Depth-estimation from a single input image can be used in various applications such as robotics and autonomous driving. UNet-styled networks with encoder/decoder structures have been widely used for monocular depth estimation based on supervised learning. Various studies have been attempted to reduce the amount of computation in the encoder, but research on saving the amount of computation in the decoder is relatively lacking. In general, in the decoder, an operation of increasing the image resolution while gradually reducing the channel size is repeated. If such processing can be performed at a time at a high magnification, the amount of computation in the decoder can be remarkably reduced.
To achieve this goal in a monocular image-based depth estimation network, we propose a new network structure with reduced convolution layers at the decoder part, namely, the Cocktail Glass Network (CGN). And to make this structure possible, we propose a new feature data transformation method, which is called Channel to Space Remapping (CSR), which directly moves and transforms the data accumulated in the channel direction to the image plane. Using this method, it is possible to convert low-resolution data of a thick channel into high-resolution data of a thin channel in a single layer.
The proposed method can be easily implemented using simple reshaping operations; therefore, it is suitable for reducing the depth-estimation network.
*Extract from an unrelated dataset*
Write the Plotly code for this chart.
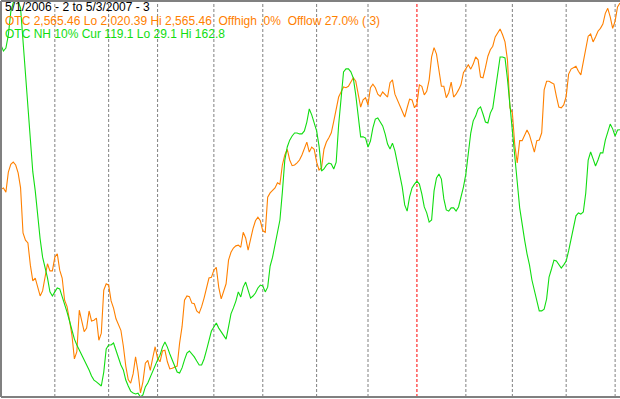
import pandas as pd
import plotly.graph_objects as go

# ---------------- data ----------------
start_date = "2006-05-01"
end_date = "2007-05-03"
market_holidays = ["2006-05-29", "2006-07-04", "2006-09-04", "2006-11-23", "2006-12-25",
                   "2007-01-01", "2007-01-02", "2007-01-15", "2007-02-19", "2007-04-06"]

# OTC (Nasdaq) composite close, one value per session
otc_close = [
    2305, 2307, 2301, 2329, 2340, 2343, 2339, 2328, 2307, 2244,
    2234, 2230, 2199, 2177, 2181, 2168, 2156, 2163, 2185, 2201,
    2191, 2191, 2210, 2215, 2192, 2181, 2150, 2141, 2122, 2101,
    2068, 2078, 2136, 2122, 2106, 2111, 2135, 2121, 2122, 2125,
    2094, 2104, 2164, 2173, 2171, 2149, 2139, 2124, 2115, 2108,
    2086, 2058, 2039, 2034, 2047, 2071, 2050, 2020.39, 2036, 2062,
    2066, 2052, 2069, 2085, 2069, 2064, 2079, 2080, 2064, 2054,
    2055, 2057, 2058, 2090, 2113, 2150, 2156, 2155, 2146, 2145,
    2135, 2132, 2141, 2153, 2168, 2181, 2182, 2192, 2196, 2168,
    2152, 2162, 2173, 2206, 2217, 2223, 2226, 2227, 2224, 2245,
    2237, 2220, 2236, 2250, 2261, 2266, 2261, 2247, 2245, 2294,
    2300, 2303, 2307, 2314, 2312, 2339, 2353, 2361, 2346, 2338,
    2339, 2342, 2346, 2353, 2361, 2371, 2357, 2364, 2361, 2343,
    2332, 2335, 2361, 2371, 2377, 2384, 2400, 2419, 2434, 2441,
    2448, 2447, 2449, 2455, 2461, 2456, 2438, 2420, 2430, 2433,
    2423, 2447, 2452, 2447, 2438, 2435, 2441, 2438, 2434, 2454,
    2458, 2438, 2430, 2423, 2413, 2406, 2419, 2431, 2430, 2419,
    2424, 2451, 2449, 2437, 2442, 2458, 2490, 2503, 2494, 2470,
    2449, 2449, 2433, 2440, 2455, 2434, 2438, 2444, 2451, 2468,
    2473, 2479, 2473, 2480, 2490, 2486, 2462, 2461, 2475, 2491,
    2500, 2505, 2518, 2523, 2529, 2521, 2511, 2486, 2419, 2412,
    2367, 2342, 2373, 2373, 2381, 2388, 2381, 2368, 2357, 2373,
    2374, 2384, 2444, 2456, 2456, 2454, 2452, 2435, 2420, 2419,
    2423, 2435, 2466, 2473, 2475, 2477, 2470, 2465, 2483, 2500,
    2519, 2522, 2511, 2518, 2526, 2530, 2536, 2551, 2558, 2546,
    2530, 2540, 2560, 2565.46,
]

# OTC new highs, 10-day smoothed
nh_10pct = [
    147.6, 145.6, 146.6, 151.0, 158.8, 161.9, 162.8, 162.3, 160.1, 149.3,
    138.2, 125.8, 114.0, 104.9, 98.5, 90.1, 82.3, 76.2, 72.9, 69.2,
    64.5, 63.1, 64.5, 65.8, 65.5, 63.1, 60.1, 57.7, 54.7, 51.3,
    48.6, 46.6, 44.9, 43.6, 41.9, 40.2, 38.2, 36.2, 34.8, 34.2,
    33.5, 32.8, 37.5, 45.3, 46.6, 46.6, 47.3, 44.9, 42.2, 39.9,
    38.2, 34.8, 32.8, 31.1, 30.4, 30.1, 30.4, 29.1, 29.8, 32.5,
    33.8, 35.8, 38.2, 39.9, 41.6, 43.2, 45.9, 47.6, 45.9, 43.6,
    41.6, 39.5, 37.5, 37.2, 38.9, 41.6, 43.9, 44.6, 43.6, 42.6,
    41.2, 39.9, 39.9, 41.9, 44.9, 48.3, 51.3, 52.7, 54.0, 52.3,
    51.0, 49.6, 48.6, 52.7, 57.1, 59.1, 61.4, 64.5, 62.8, 66.1,
    67.8, 65.1, 62.4, 63.1, 64.1, 65.8, 66.8, 66.5, 64.5, 66.1,
    73.2, 76.2, 80.3, 85.0, 88.7, 98.1, 108.9, 113.3, 115.6, 117.0,
    118.0, 118.0, 117.7, 117.7, 118.7, 121.7, 126.1, 124.1, 121.7, 118.7,
    113.6, 105.2, 105.9, 107.2, 107.9, 107.6, 105.9, 108.2, 120.7, 130.5,
    138.6, 139.6, 139.6, 138.6, 136.5, 130.8, 123.4, 116.7, 116.7, 116.3,
    113.3, 115.3, 119.7, 122.7, 123.1, 121.7, 120.4, 117.7, 114.3, 112.6,
    114.6, 112.0, 108.2, 103.5, 99.8, 93.8, 91.7, 96.5, 99.5, 100.8,
    101.8, 100.8, 97.5, 93.1, 91.1, 88.0, 88.7, 98.5, 102.9, 104.2,
    102.5, 95.8, 92.1, 91.7, 92.8, 92.8, 91.7, 93.1, 96.1, 99.8,
    104.2, 112.0, 118.0, 122.1, 123.7, 126.1, 126.8, 124.4, 121.7, 121.4,
    124.7, 126.4, 132.2, 139.2, 143.6, 143.6, 143.3, 136.2, 128.1, 119.7,
    109.9, 101.5, 92.8, 86.7, 82.0, 77.3, 73.6, 68.5, 64.8, 62.1,
    58.1, 58.1, 58.7, 62.1, 69.5, 72.2, 75.2, 74.9, 73.6, 72.5,
    73.6, 74.9, 78.3, 82.3, 86.7, 90.1, 91.1, 90.7, 91.4, 97.8,
    108.9, 111.6, 109.3, 106.9, 108.9, 111.3, 111.3, 115.6, 118.3, 121.0,
    119.4, 117.0, 119.0, 119.1,
]

header_text = "5/1/2006 - 2 to 5/3/2007 - 3"
otc_text = ("OTC 2,565.46 Lo 2,020.39 Hi 2,565.46\u00a0\u00a0Offhigh .0%"
            "\u00a0\u00a0Offlow 27.0% (\u00a03)")
nh_text = "OTC NH 10% Cur 119.1 Lo 29.1 Hi 162.8"

# ---------------- figure ----------------
ORANGE = "#FF8000"
GREEN = "#11DD11"
GRAY = "#808080"

days = pd.bdate_range(start_date, end_date)
days = days[~days.isin(pd.to_datetime(market_holidays))]
assert len(days) == len(otc_close) == len(nh_10pct)
session = list(range(len(days)))
month_starts = [i for i in range(1, len(days)) if days[i].month != days[i - 1].month]

fig = go.Figure()
fig.add_trace(go.Scatter(x=session, y=otc_close, mode="lines", yaxis="y",
                         line=dict(color=ORANGE, width=1.1), hoverinfo="skip"))
fig.add_trace(go.Scatter(x=session, y=nh_10pct, mode="lines", yaxis="y2",
                         line=dict(color=GREEN, width=1.1), hoverinfo="skip"))

shapes = []
for i in month_starts:
    col = "#FF0000" if days[i].month == 1 else GRAY
    shapes.append(dict(type="line", xref="x", yref="paper", x0=i, x1=i, y0=0, y1=1,
                       line=dict(color=col, width=1, dash="3px,2px"), layer="below"))
# frame: left, top and bottom edges only
for x0, x1, y0, y1 in [(0, 0, 0, 1), (0, 1, 1, 1), (0, 1, 0, 0)]:
    shapes.append(dict(type="line", xref="paper", yref="paper", x0=x0, x1=x1, y0=y0, y1=y1,
                       line=dict(color=GRAY, width=2), layer="above"))

font_family = "Liberation Sans, Arial, sans-serif"
annotations = [
    dict(text=header_text, color="#000000", shift=3),
    dict(text=otc_text, color=ORANGE, shift=-11),
    dict(text=nh_text, color=GREEN, shift=-24),
]
ann = [dict(xref="paper", yref="paper", x=0, y=1, xanchor="left", yanchor="top",
            xshift=2, yshift=a["shift"], showarrow=False, text=a["text"],
            font=dict(family=font_family, size=12, color=a["color"])) for a in annotations]

fig.update_layout(
    width=620, height=399,
    margin=dict(l=1, r=0, t=1, b=2),
    paper_bgcolor="white", plot_bgcolor="white",
    showlegend=False,
    xaxis=dict(range=[0, len(session) - 1], showgrid=False, zeroline=False,
               showticklabels=False, ticks=""),
    yaxis=dict(range=[2014.75, 2568.2], showgrid=False, zeroline=False,
               showticklabels=False, ticks=""),
    yaxis2=dict(range=[29.1, 162.46], overlaying="y", showgrid=False, zeroline=False,
                showticklabels=False, ticks=""),
    shapes=shapes,
    annotations=ann,
)

fig.write_html("out.html", config={"displayModeBar": False})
Considering the experimental results based on the NYU V2 and KITTI datasets, we demonstrate that the proposed method reduces the amount of computation in the decoder by half, while maintaining the same level of accuracy; it can be used in both lightweight and large-model-capacity networks.
In the latter part of the paper, we show that the proposed method is particularly suitable for depth estimation networks, and we further propose a method to improve performance by adding MLP to CSR. And we suggest that CSR can be used for the purpose of reducing the amount of computation not only in the depth estimation network but also in the Super Resolution network.